Next, the team used a type of phylogenetic ANOVA technique, called the Expression Variance and Evolution Model, to examine changes in gene expression related to heat stress that have occurred over evolutionary time.
“In collaboration with professor Rori Rohlfs from San Francisco State University, who is a coauthor in this study, we developed a method based on a phylogenetic ANOVA that allowed us to track genes that have already diverged in expression across species in response to any given stimuli — in our case heat stress,” said Viridiana Avila-Magaña. “This approach becomes particularly relevant for coral reef research given the recent debates on adaptive potential of different coral holobionts under the threats of climate change. With this approach in mind, we were able to understand why different corals have unique physiological responses to heat stress, and how the evolution of gene expression shaped their different susceptibilities.”

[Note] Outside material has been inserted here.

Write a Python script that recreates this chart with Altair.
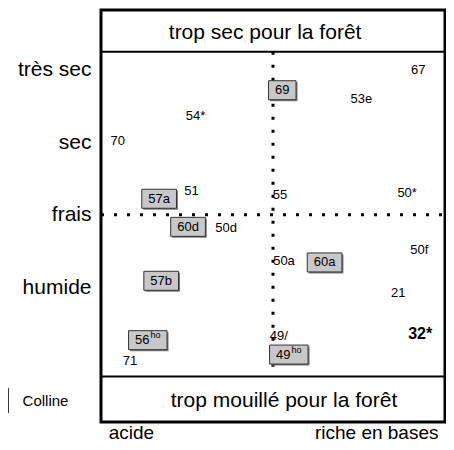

Avila-Magaña explained that corals have experienced episodes of elevated temperatures through evolutionary time and understanding how gene expression has evolved in response to those events can inform corals’ responses to present-day and future warming events.

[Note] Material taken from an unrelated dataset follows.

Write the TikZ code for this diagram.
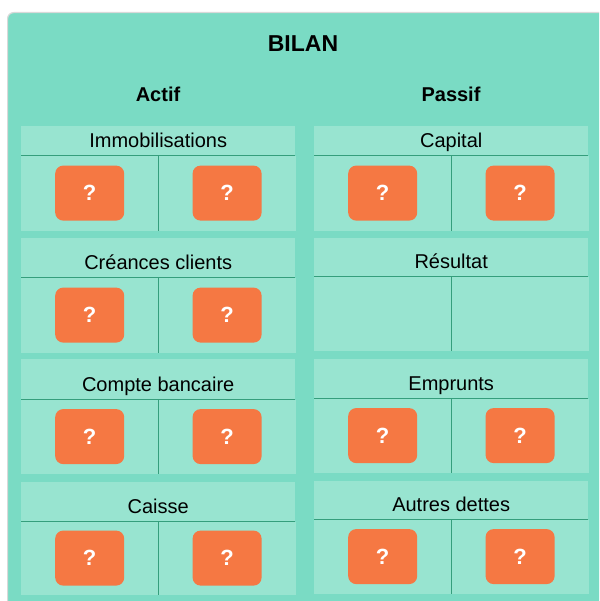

“Our goal with this research was to determine if there have been lineage-specific innovations to heat stress in corals and their algal photosymbionts, as well as whether all members, including bacterial communities, differentially contribute to holobiont robustness,” she said.
The gene-expression data revealed that the three coral holobionts did, indeed, differ in their responses and metabolic capabilities under high temperature stress. The team also found that the members of each holobiont had unique responses that influenced the holobiont’s overall ability to cope with thermal stress.

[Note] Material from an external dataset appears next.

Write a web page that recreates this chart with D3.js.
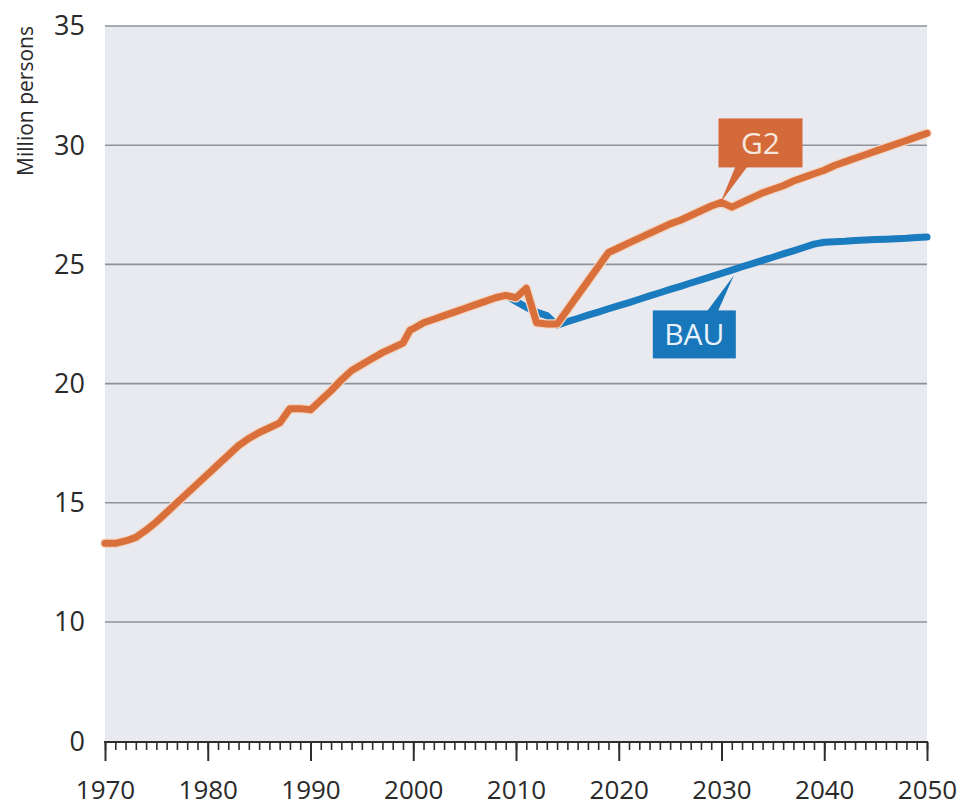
<!DOCTYPE html>
<html><head><meta charset="utf-8">
<script src="https://cdn.jsdelivr.net/npm/d3@7"></script>
<style>
html,body{margin:0;padding:0;background:#fff;}
svg{display:block;}
text{font-family:"Open Sans","Noto Sans",sans-serif;}
</style></head>
<body>
<svg id="chart" width="963" height="807"></svg>
<script>
// ---- data ----
const g2Years = [1970,1971,1972,1973,1974,1975,1976,1977,1978,1979,1980,1981,1982,1983,1984,1985,1986,1987,1988,1989,1990,1991,1992,1993,1994,1995,1996,1997,1998,1999,1999.7,2000,2001,2002,2003,2004,2005,2006,2007,2008,2009,2010,2011,2012,2013,2014,2015,2016,2017,2018,2019,2020,2021,2022,2023,2024,2025,2026,2027,2028,2029,2030,2031,2032,2033,2034,2035,2036,2037,2038,2039,2040,2041,2042,2043,2044,2045,2046,2047,2048,2049,2050];
const g2Values = [13.3,13.3,13.4,13.55,13.85,14.2,14.6,15.0,15.4,15.8,16.2,16.6,17.0,17.4,17.7,17.95,18.15,18.35,18.95,18.95,18.9,19.3,19.7,20.15,20.55,20.8,21.05,21.3,21.5,21.7,22.25,22.3,22.55,22.7,22.85,23.0,23.15,23.3,23.45,23.6,23.7,23.6,24.0,22.55,22.5,22.5,23.1,23.7,24.3,24.9,25.5,25.7,25.9,26.1,26.3,26.5,26.7,26.85,27.05,27.25,27.45,27.6,27.4,27.6,27.8,28.0,28.15,28.3,28.5,28.65,28.8,28.95,29.15,29.3,29.45,29.6,29.75,29.9,30.05,30.2,30.35,30.5];
const bauYears = [2009,2010,2011,2012,2013,2014,2015,2016,2017,2018,2019,2020,2021,2022,2023,2024,2025,2026,2027,2028,2029,2030,2031,2032,2033,2034,2035,2036,2037,2038,2039,2040,2041,2042,2043,2044,2045,2046,2047,2048,2049,2050];
const bauValues = [23.7,23.45,23.2,23.0,22.85,22.45,22.6,22.73,22.87,23.0,23.14,23.27,23.4,23.54,23.68,23.81,23.95,24.08,24.22,24.35,24.49,24.62,24.76,24.9,25.03,25.17,25.3,25.44,25.57,25.71,25.85,25.93,25.95,25.97,26.0,26.02,26.04,26.06,26.08,26.1,26.13,26.15];
const yTickValues = [0,10,15,20,25,30,35];
const yTickLabels = ["0","10","15","20","25","30","35"];
const xTickValues = [1970,1980,1990,2000,2010,2020,2030,2040,2050];
const xTickLabels = ["1970","1980","1990","2000","2010","2020","2030","2040","2050"];
const seriesNames = ["G2","BAU"];
const yTitle = "Million persons";
const g2LabelAt = 2030, bauLabelAt = 2031.2;

// ---- layout ----
const svg = d3.select("#chart");
const pLeft = 105, pRight = 927, pTop = 26, pBottom = 742;
const x = d3.scaleLinear().domain([1970, 2050]).range([pLeft, pRight]);
// truncated axis: 0 at baseline, 10..35 linear
const y = d3.scaleLinear().domain([0, 10, 35]).range([pBottom, 622, pTop]);

const orange = "#d96f3a", blue = "#1a7bbf";

svg.append("rect").attr("x", pLeft).attr("y", pTop).attr("width", pRight-pLeft).attr("height", pBottom-pTop).attr("fill", "#e8eaf0");

// gridlines
svg.append("g").selectAll("line").data(yTickValues.filter(v => v > 0)).join("line")
  .attr("x1", pLeft).attr("x2", pRight)
  .attr("y1", d => y(d)).attr("y2", d => y(d))
  .attr("stroke", "#8e929a").attr("stroke-width", 1.6);

// y labels
svg.append("g").selectAll("text").data(yTickValues).join("text")
  .attr("x", 85).attr("y", d => y(d)).attr("dy", "0.35em")
  .attr("text-anchor", "end").attr("font-size", 27).attr("fill", "#2a2a2a")
  .text((d, i) => yTickLabels[i]);

// y title
svg.append("text").attr("transform", "translate(33,101) rotate(-90)")
  .attr("text-anchor", "middle").attr("font-size", 21).attr("fill", "#2a2a2a").text(yTitle);

// x axis
const xAxisMinor = d3.axisBottom(x).tickValues(d3.range(1970, 2051, 1)).tickSize(8).tickFormat("");
const gMinor = svg.append("g").attr("transform", `translate(0,${pBottom})`).call(xAxisMinor);
gMinor.select(".domain").remove();
gMinor.selectAll("line").attr("stroke", "#2e2e2e").attr("stroke-width", 1.6);
const xAxisMajor = d3.axisBottom(x).tickValues(xTickValues).tickSize(19).tickPadding(20)
  .tickFormat((d, i) => xTickLabels[i]);
const gMajor = svg.append("g").attr("transform", `translate(0,${pBottom})`).call(xAxisMajor);
gMajor.select(".domain").remove();
gMajor.selectAll("line").attr("stroke", "#2e2e2e").attr("stroke-width", 2);
gMajor.selectAll("text").attr("font-size", 26).attr("fill", "#2a2a2a").attr("dy", "0.68em")
  .attr("font-family", "'Open Sans','Noto Sans',sans-serif");
svg.append("line").attr("x1", pLeft-1).attr("x2", pRight+1).attr("y1", pBottom).attr("y2", pBottom)
  .attr("stroke", "#2e2e2e").attr("stroke-width", 2.2);

// lines
const line = d3.line().x(d => x(d[0])).y(d => y(d[1])).curve(d3.curveLinear);
const bauData = bauYears.map((yr, i) => [yr, bauValues[i]]);
const g2Data = g2Years.map((yr, i) => [yr, g2Values[i]]);

svg.append("path").datum(bauData).attr("d", line).attr("fill", "none")
  .attr("stroke", blue).attr("stroke-width", 7).attr("stroke-linejoin", "round").attr("stroke-linecap", "round");
svg.append("path").datum(g2Data).attr("d", line).attr("fill", "none")
  .attr("stroke", "#f2d7c6").attr("stroke-width", 9.5).attr("stroke-linejoin", "round").attr("stroke-linecap", "round");
svg.append("path").datum(g2Data).attr("d", line).attr("fill", "none")
  .attr("stroke", orange).attr("stroke-width", 7).attr("stroke-linejoin", "round").attr("stroke-linecap", "round");

// callout labels
function callout(tipX, tipY, bx, by, bw, bh, p1, p2, color, textColor, label) {
  const g = svg.append("g");
  g.append("path").attr("d", `M${tipX},${tipY} L${p1[0]},${p1[1]} L${p2[0]},${p2[1]} Z`).attr("fill", color);
  g.append("rect").attr("x", bx).attr("y", by).attr("width", bw).attr("height", bh).attr("fill", color);
  g.append("text").attr("x", bx + bw/2).attr("y", by + bh/2).attr("dy", "0.36em")
    .attr("text-anchor", "middle").attr("font-size", 30).attr("fill", textColor).text(label);
}
const g2i = g2Years.indexOf(g2LabelAt);
const gx = x(g2LabelAt), gy = y(g2Values[g2i]);
callout(gx - 1, gy, gx - 3, gy - 84, 84, 49, [gx + 14, gy - 36], [gx + 26, gy - 36], "#d4693a", "#f6e8de", seriesNames[0]);

const bx = x(bauLabelAt), by = y(24.79) + 6;
callout(bx, by, bx - 81, by + 35, 83, 48, [bx - 27, by + 36], [bx - 16, by + 36], "#1877bb", "#e9f2fa", seriesNames[1]);
</script>
</body></html>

“We have uncovered more genes associated with a thermal stress response in coral holobionts than previous studies, and we also show that changes in the expression of these genes arose over evolutionary time,” said Medina.
Interestingly, the scientists concluded that the greater thermal tolerance observed in some coral holobionts, such as the starlet coral, may be due, in part, to a higher number and diversity of thermally tolerant microbes in their microbiomes, which provides redundancy in key metabolic pathways that are protective against heat stress.
“We found that some corals harbor a stable and diverse microbiome translating to a vast array of metabolic capabilities that we have shown remain active during the thermal challenge,” said Avila-Magaña. “By contrast, we found that less thermally tolerant species had reduced bacterial activity and diversity.”
Medina noted that the results stress the importance of comparative approaches across a wide range of species to better understand the diverse responses of corals to increasing sea surface temperatures.
Medina and Avila-Magaña said, “Corals have been highly impacted by climate change, and the methods we developed in our study represent an excellent tool for scientists trying to understand the adaptive potential of populations and species.”
Other authors on the paper include Susana Enríquez, professor, Universidad Nacional Autónoma de México; Bishoy Kamel, research assistant professor of biology, University of New Mexico and the Joint Genome Institute, Michael DeSalvo, University of California Merced; Roberto Iglesias-Prieto, professor of biology, Penn State; Kelly Gómez-Campo, graduate student in biology, Penn State; Hiroaki Kitano, professor, Systems Biology Institute Japan; and Rori Rohlfs, assistant professor of biology, San Francisco State University.
The National Science Foundation and the Joint Genome Institute (Department of Energy) supported this research.